Da Helsinki, intanto, è arrivata martedì la notizia che il governo finlandese potrebbe richiedere la ratifica definitiva dell’adesione alla NATO senza attendere i vicini svedesi. La Finlandia aveva in precedenza sempre sostenuto di volere procedere in parallelo alla Svezia per mettere fine al proprio status di neutralità. A ipotizzare una possibile svolta è stato martedì il ministro degli Esteri, Pekka Haavisto, in un’intervista televisiva. In un successivo intervento in parlamento, tuttavia, ha rettificato in parte le sue parole, confermando che la decisione di entrare nell’Alleanza contemporaneamente alla Svezia non è cambiata.

Il tira e molla tra Svezia e Turchia ha ad ogni modo evidenziato come il processo di allargamento “orizzontale” della NATO si scontri ormai con una realtà complessa e contraddittoria che rende sempre più difficile conciliare interessi divergenti. Il miraggio di un sistema di valori e di obiettivi comuni a tutti i membri si sta sgretolando per effetto sia del conflitto in Ucraina sia delle tendenze multipolari in atto sullo scacchiere euro-asiatico, di cui appunto la Turchia è uno dei protagonisti assoluti.

Queste dinamiche non sono per nulla nuove, come dimostra sempre il caso turco e in parte quello dell’Ungheria, ma le circostanze relative ai due paesi scandinavi hanno fatto emergere tutte le differenze che caratterizzano un’alleanza la cui compattezza è ormai soltanto di facciata. Un altro risvolto del caso svedese sembra confermare questo giudizio sul Patto Atlantico. Stoccolma e Washington hanno cioè avviato da poco un negoziato per stipulare una partnership militare formale al di là dell’adesione della Svezia alla NATO, quasi a rimarcare le difficoltà crescenti nell’utilizzare l’Alleanza come uno strumento efficace per la proiezione degli interessi strategici degli Stati Uniti.

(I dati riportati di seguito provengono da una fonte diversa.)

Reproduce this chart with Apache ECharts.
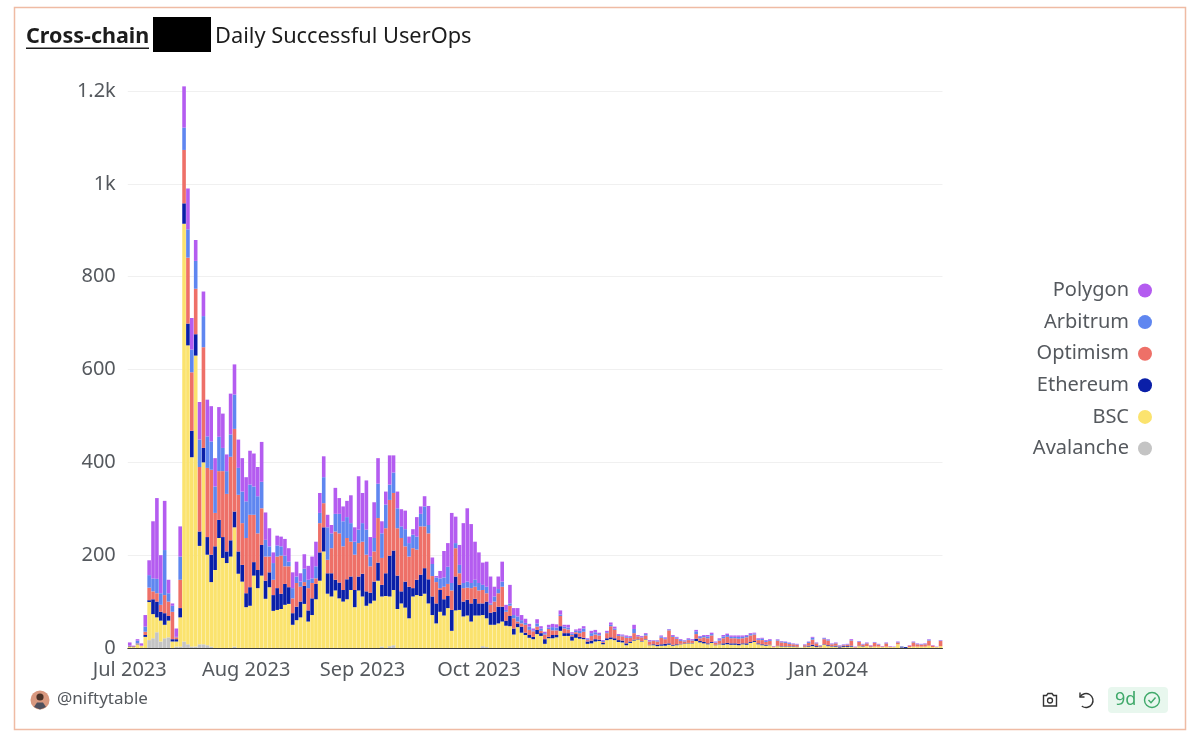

L’elemento di rottura del fronte NATO in relazione alla Turchia è l’attrazione che esercita su Ankara il nuovo concetto multipolare direttamente collegabile all’avanzata dei piani di integrazione economica, commerciale e infrastrutturale, ma anche e sempre più politica e militare, che vedono sì come forze trainanti Cina e Russia, ma che offrono opportunità senza precedenti anche per potenze con ambizioni regionali. Non solo la Turchia, ma anche l’Iran, gli Emirati Arabi o la stessa Arabia Saudita.

Se lo scontro aperto dentro alla NATO è esploso con il caso turco, è improbabile che si tratti di un fenomeno per così dire periferico. È la stessa guerra in Ucraina e l’ossessione anti-russa che finirà per ampliare le distanze dentro l’Alleanza, sia tra i membri europei e gli Stati Uniti sia all’interno dei paesi del vecchio continente. In questo quadro, l’avvicinarsi della sconfitta militare in Ucraina e l’eventuale naufragio della candidatura svedese minacciano di aggravare le divisioni nella NATO fino, nell’ipotesi più estrema, ad accelerarne la definitiva implosione.